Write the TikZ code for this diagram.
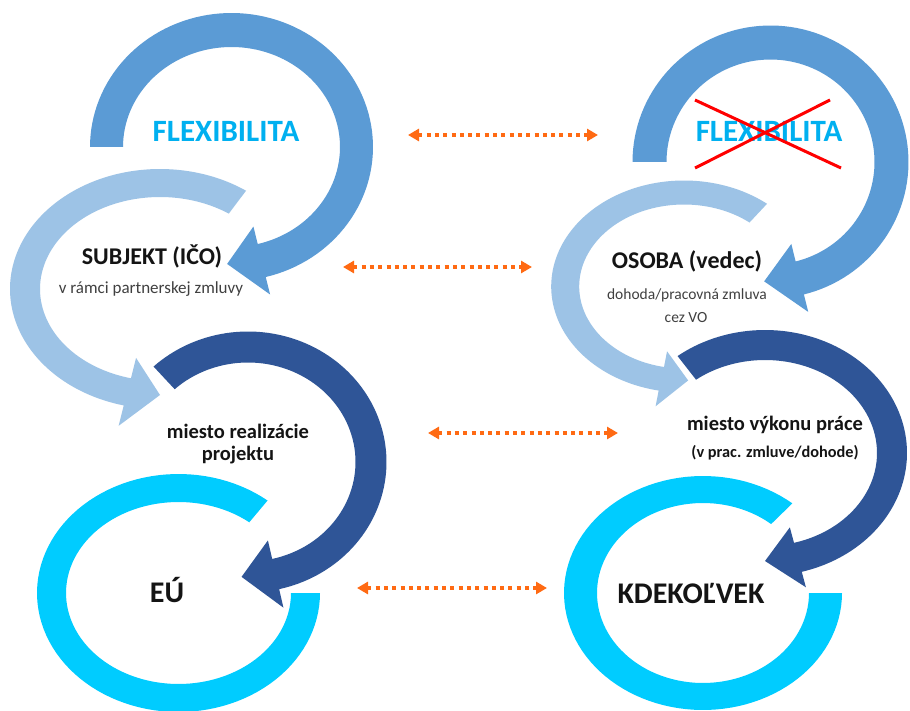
\documentclass[tikz,border=0pt]{standalone}
\usepackage{fontspec}
\setmainfont{Carlito}
\usetikzlibrary{arrows.meta}
\definecolor{cMed}{HTML}{5B9BD5}
\definecolor{cLight}{HTML}{9DC3E6}
\definecolor{cDark}{HTML}{2F5597}
\definecolor{cCyan}{HTML}{00CCFF}
\definecolor{cFlex}{HTML}{00B0F0}
\definecolor{cOrange}{HTML}{FF6A13}
\definecolor{cText}{HTML}{141414}
\definecolor{cSub}{HTML}{404040}
% circular arrow: rx_out ry_out rx_in ry_in start end tip head colour
\newcommand{\circarr}[9]{%
 \fill[#9] plot[domain=#5:#6, samples=100] ({#1*cos(\x)},{#2*sin(\x)})
   -- ({(#1+#8)*cos(#6)},{(#2+#8)*sin(#6)})
   -- ({(#1+#3)/2*cos(#7)},{(#2+#4)/2*sin(#7)})
   -- ({(#3-#8)*cos(#6)},{(#4-#8)*sin(#6)})
   -- plot[domain=#6:#5, samples=100] ({#3*cos(\x)},{#4*sin(\x)}) -- cycle;}
% block arc: rx_out ry_out rx_in ry_in start end colour
\newcommand{\blockarc}[7]{%
 \fill[#7] plot[domain=#5:#6, samples=100] ({#1*cos(\x)},{#2*sin(\x)})
   -- plot[domain=#6:#5, samples=100] ({#3*cos(\x)},{#4*sin(\x)}) -- cycle;}
\tikzset{
  txt/.style={anchor=base, inner sep=0pt},
  bigtxt/.style={txt, font=\bfseries\fontsize{31}{31}\selectfont},
  headtxt/.style={txt, text=cText, font=\bfseries\fontsize{24}{24}\selectfont},
  subtxt/.style={txt, text=cSub, font=\fontsize{17}{17}\selectfont},
  smalltxt/.style={txt, text=cSub, font=\fontsize{15.5}{15.5}\selectfont},
  midtxt/.style={txt, text=cText, font=\bfseries\fontsize{20.5}{20.5}\selectfont},
  midsmall/.style={txt, text=cText, font=\bfseries\fontsize{16.3}{16.3}\selectfont},
  placetxt/.style={txt, text=cText, font=\bfseries\fontsize{30}{30}\selectfont},
  dotarrow/.style={draw=cOrange, line width=4pt, dash pattern=on 4pt off 4.3pt,
    {Triangle[length=11pt,width=12pt]}-{Triangle[length=11pt,width=12pt]}},
  crossline/.style={draw=red, line width=3pt}
}
\begin{document}
\begin{tikzpicture}[x=1pt, y=-1pt]
\fill[white] (0,0) rectangle (910,711);
\useasboundingbox (0,0) rectangle (910,711);

% ---------- left column ----------
\begin{scope}[shift={(178.5,593)}]
  \blockarc{141.5}{119}{112.5}{91}{0}{309}{cCyan}
\end{scope}
\begin{scope}[shift={(248,462)}]
  \circarr{138.5}{130.5}{107.5}{99.5}{227}{437}{453}{19}{cDark}
\end{scope}
\begin{scope}[shift={(160,289)}]
  \circarr{150}{120}{120}{92}{305}{104}{90}{21}{cLight}
\end{scope}
\begin{scope}[shift={(231.5,147)}]
  \circarr{141.5}{134}{108.5}{100}{180}{436}{452}{18}{cMed}
\end{scope}

% ---------- right column ----------
\begin{scope}[shift={(703,593)}]
  \blockarc{139}{117}{106}{90}{0}{310}{cCyan}
\end{scope}
\begin{scope}[shift={(765,453)}]
  \circarr{142}{123}{112}{93}{232}{435}{450}{16}{cDark}
\end{scope}
\begin{scope}[shift={(684,286.5)}]
  \circarr{132.8}{106}{104.8}{82}{308.7}{101}{88}{16}{cLight}
\end{scope}
\begin{scope}[shift={(770.5,162)}]
  \circarr{138}{136.5}{104}{102.5}{180}{436}{453}{18}{cMed}
\end{scope}

% ---------- texts ----------
\node[bigtxt, text=cFlex] (flexL) at (226,142) {FLEXIBILITA};
\node[headtxt] (subj) at (152,265) {SUBJEKT (IČO)};
\node[subtxt] (subjsub) at (151,294) {v rámci partnerskej zmluvy};
\node[midtxt] (miestoLa) at (238,438) {miesto realizácie};
\node[midtxt] (miestoLb) at (238,460) {projektu};
\node[placetxt] (eu) at (167,602) {EÚ};

\node[bigtxt, text=cFlex] (flexR) at (769,142) {FLEXIBILITA};
\node[headtxt] (osoba) at (687,269) {OSOBA (vedec)};
\node[smalltxt] (osobaA) at (687,300) {dohoda/pracovná zmluva};
\node[smalltxt] (osobaB) at (686,323) {cez VO};
\node[midtxt] (miestoRa) at (775,430) {miesto výkonu práce};
\node[midsmall] (miestoRb) at (775,457) {(v prac. zmluve/dohode)};
\node[placetxt] (kde) at (691,603) {KDEKOĽVEK};

% ---------- red cross ----------
\coordinate (xa) at (695,100);
\coordinate (xb) at (841,168);
\coordinate (xc) at (695,168);
\coordinate (xd) at (830,100);
\draw[crossline] (xa) -- (xb);
\draw[crossline] (xc) -- (xd);

% ---------- orange dotted double arrows ----------
\coordinate (o1l) at (408,135);  \coordinate (o1r) at (598,135);
\coordinate (o2l) at (343,267);  \coordinate (o2r) at (532,267);
\coordinate (o3l) at (428,433);  \coordinate (o3r) at (618,433);
\coordinate (o4l) at (357,588);  \coordinate (o4r) at (547,588);
\draw[dotarrow] (o1l) -- (o1r);
\draw[dotarrow] (o2l) -- (o2r);
\draw[dotarrow] (o3l) -- (o3r);
\draw[dotarrow] (o4l) -- (o4r);
\end{tikzpicture}
\end{document}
****************************************
» WRITTEN EXERCISE: Repeat the full listing above exactly, with no pictures in the copy.

» THE ANSWER:
Write the TikZ code for this diagram.
\documentclass[tikz,border=0pt]{standalone}
\usepackage{fontspec}
\setmainfont{Carlito}
\usetikzlibrary{arrows.meta}
\definecolor{cMed}{HTML}{5B9BD5}
\definecolor{cLight}{HTML}{9DC3E6}
\definecolor{cDark}{HTML}{2F5597}
\definecolor{cCyan}{HTML}{00CCFF}
\definecolor{cFlex}{HTML}{00B0F0}
\definecolor{cOrange}{HTML}{FF6A13}
\definecolor{cText}{HTML}{141414}
\definecolor{cSub}{HTML}{404040}
% circular arrow: rx_out ry_out rx_in ry_in start end tip head colour
\newcommand{\circarr}[9]{%
 \fill[#9] plot[domain=#5:#6, samples=100] ({#1*cos(\x)},{#2*sin(\x)})
   -- ({(#1+#8)*cos(#6)},{(#2+#8)*sin(#6)})
   -- ({(#1+#3)/2*cos(#7)},{(#2+#4)/2*sin(#7)})
   -- ({(#3-#8)*cos(#6)},{(#4-#8)*sin(#6)})
   -- plot[domain=#6:#5, samples=100] ({#3*cos(\x)},{#4*sin(\x)}) -- cycle;}
% block arc: rx_out ry_out rx_in ry_in start end colour
\newcommand{\blockarc}[7]{%
 \fill[#7] plot[domain=#5:#6, samples=100] ({#1*cos(\x)},{#2*sin(\x)})
   -- plot[domain=#6:#5, samples=100] ({#3*cos(\x)},{#4*sin(\x)}) -- cycle;}
\tikzset{
  txt/.style={anchor=base, inner sep=0pt},
  bigtxt/.style={txt, font=\bfseries\fontsize{31}{31}\selectfont},
  headtxt/.style={txt, text=cText, font=\bfseries\fontsize{24}{24}\selectfont},
  subtxt/.style={txt, text=cSub, font=\fontsize{17}{17}\selectfont},
  smalltxt/.style={txt, text=cSub, font=\fontsize{15.5}{15.5}\selectfont},
  midtxt/.style={txt, text=cText, font=\bfseries\fontsize{20.5}{20.5}\selectfont},
  midsmall/.style={txt, text=cText, font=\bfseries\fontsize{16.3}{16.3}\selectfont},
  placetxt/.style={txt, text=cText, font=\bfseries\fontsize{30}{30}\selectfont},
  dotarrow/.style={draw=cOrange, line width=4pt, dash pattern=on 4pt off 4.3pt,
    {Triangle[length=11pt,width=12pt]}-{Triangle[length=11pt,width=12pt]}},
  crossline/.style={draw=red, line width=3pt}
}
\begin{document}
\begin{tikzpicture}[x=1pt, y=-1pt]
\fill[white] (0,0) rectangle (910,711);
\useasboundingbox (0,0) rectangle (910,711);

% ---------- left column ----------
\begin{scope}[shift={(178.5,593)}]
  \blockarc{141.5}{119}{112.5}{91}{0}{309}{cCyan}
\end{scope}
\begin{scope}[shift={(248,462)}]
  \circarr{138.5}{130.5}{107.5}{99.5}{227}{437}{453}{19}{cDark}
\end{scope}
\begin{scope}[shift={(160,289)}]
  \circarr{150}{120}{120}{92}{305}{104}{90}{21}{cLight}
\end{scope}
\begin{scope}[shift={(231.5,147)}]
  \circarr{141.5}{134}{108.5}{100}{180}{436}{452}{18}{cMed}
\end{scope}

% ---------- right column ----------
\begin{scope}[shift={(703,593)}]
  \blockarc{139}{117}{106}{90}{0}{310}{cCyan}
\end{scope}
\begin{scope}[shift={(765,453)}]
  \circarr{142}{123}{112}{93}{232}{435}{450}{16}{cDark}
\end{scope}
\begin{scope}[shift={(684,286.5)}]
  \circarr{132.8}{106}{104.8}{82}{308.7}{101}{88}{16}{cLight}
\end{scope}
\begin{scope}[shift={(770.5,162)}]
  \circarr{138}{136.5}{104}{102.5}{180}{436}{453}{18}{cMed}
\end{scope}

% ---------- texts ----------
\node[bigtxt, text=cFlex] (flexL) at (226,142) {FLEXIBILITA};
\node[headtxt] (subj) at (152,265) {SUBJEKT (IČO)};
\node[subtxt] (subjsub) at (151,294) {v rámci partnerskej zmluvy};
\node[midtxt] (miestoLa) at (238,438) {miesto realizácie};
\node[midtxt] (miestoLb) at (238,460) {projektu};
\node[placetxt] (eu) at (167,602) {EÚ};

\node[bigtxt, text=cFlex] (flexR) at (769,142) {FLEXIBILITA};
\node[headtxt] (osoba) at (687,269) {OSOBA (vedec)};
\node[smalltxt] (osobaA) at (687,300) {dohoda/pracovná zmluva};
\node[smalltxt] (osobaB) at (686,323) {cez VO};
\node[midtxt] (miestoRa) at (775,430) {miesto výkonu práce};
\node[midsmall] (miestoRb) at (775,457) {(v prac. zmluve/dohode)};
\node[placetxt] (kde) at (691,603) {KDEKOĽVEK};

% ---------- red cross ----------
\coordinate (xa) at (695,100);
\coordinate (xb) at (841,168);
\coordinate (xc) at (695,168);
\coordinate (xd) at (830,100);
\draw[crossline] (xa) -- (xb);
\draw[crossline] (xc) -- (xd);

% ---------- orange dotted double arrows ----------
\coordinate (o1l) at (408,135);  \coordinate (o1r) at (598,135);
\coordinate (o2l) at (343,267);  \coordinate (o2r) at (532,267);
\coordinate (o3l) at (428,433);  \coordinate (o3r) at (618,433);
\coordinate (o4l) at (357,588);  \coordinate (o4r) at (547,588);
\draw[dotarrow] (o1l) -- (o1r);
\draw[dotarrow] (o2l) -- (o2r);
\draw[dotarrow] (o3l) -- (o3r);
\draw[dotarrow] (o4l) -- (o4r);
\end{tikzpicture}
\end{document}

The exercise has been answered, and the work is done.